In its ruling, the three-judge panel singled out the Democratic governor for ignoring its earlier orders to reduce the state's inmate population to the level ordered by the federal courts.
In January, the governor sought to end the long-running court oversight of California's prison system and promised to take his fight again to the U.S. Supreme Court if necessary. At the time, he decried the billions of dollars California is spending to improve inmate medical and mental health care, saying the court had ordered the state to create "gold plate" prisons that were siphoning money from public schools, colleges, social services and other programs.
The judicial panel was unmoved.
Naming Brown, it said state officials must take whatever steps are necessary to comply with the court's inmate-reduction order by the end of this year or face the consequences.
Otherwise, "they will without further delay be subject to findings of contempt, individually and collectively. We make this observation reluctantly, but with determination that defendants will not be allowed to continue to violate the requirements of the Constitution of the United States."
The governor's office and corrections department did not immediately respond to requests for comment.
Thursday's ruling in favor of the inmates' attorneys was expected and is the latest development in two partially consolidated legal cases that date back years.
One case, filed in 1990, concerns the treatment of mentally inmates while the other, filed in 2001, concerns substandard medical care. In both cases, the federal courts have ruled that the care provided by California's prison system was so poor it violated inmates' constitutional rights against cruel and unusual punishment.
Just last week, one of the judges on the panel rejected Brown's attempt to end the lawsuit over mental health care.
In both cases, the courts have appointed federal overseers to run those aspects of the prison system. The state has responded by building new medical and mental health facilities and hiring hundreds of new employees, many at salaries that exceeding $200,000 a year.
Brown's boldest response has been his so-called prison realignment plan, which took effect in October 2011 and is sending thousands of lower-level offenders to county jails instead of state prisons.
That law alone has reduced the prison population by nearly 25,000 inmates, but that is still not enough to comply with the court order. The state still needs to reduce its inmate population by roughly 9,000 more inmates in its 33 adult prisons by the end of the year.

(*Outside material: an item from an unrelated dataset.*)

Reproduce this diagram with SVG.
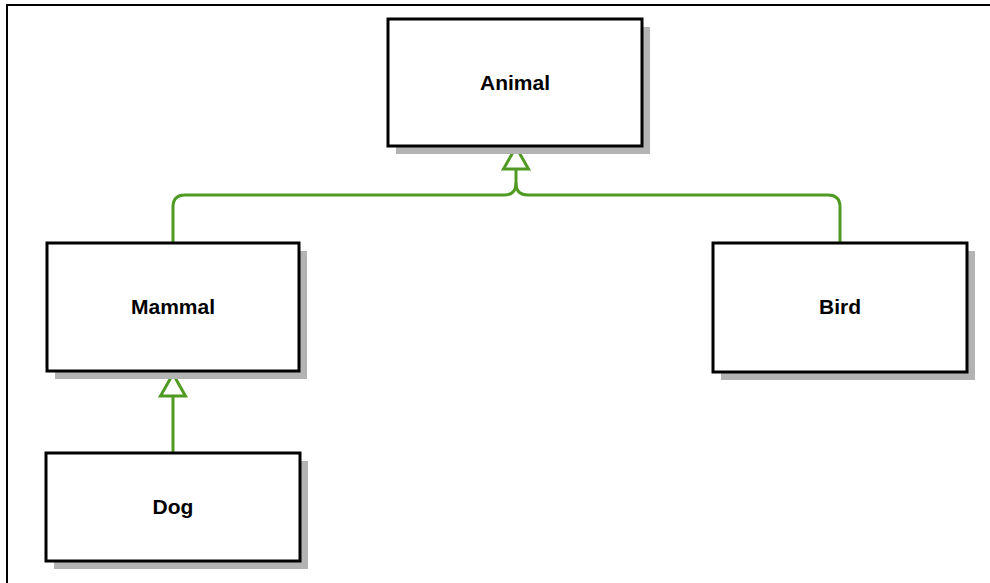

In January, the state said it had done enough, and Brown said the only way it could meet the court's population cap was to jeopardize public safety by releasing dangerous felons.
The judicial panel acknowledged that Brown's realignment law had made headway, but also said the state had taken no further to comply with the court's directive.
It called the state's long-range prison blueprint "a plan for noncompliance" by allowing the state to house 9,000 more inmates than the court order allows.
"What further steps they will take in order to comply is equally clear: None," the judges wrote.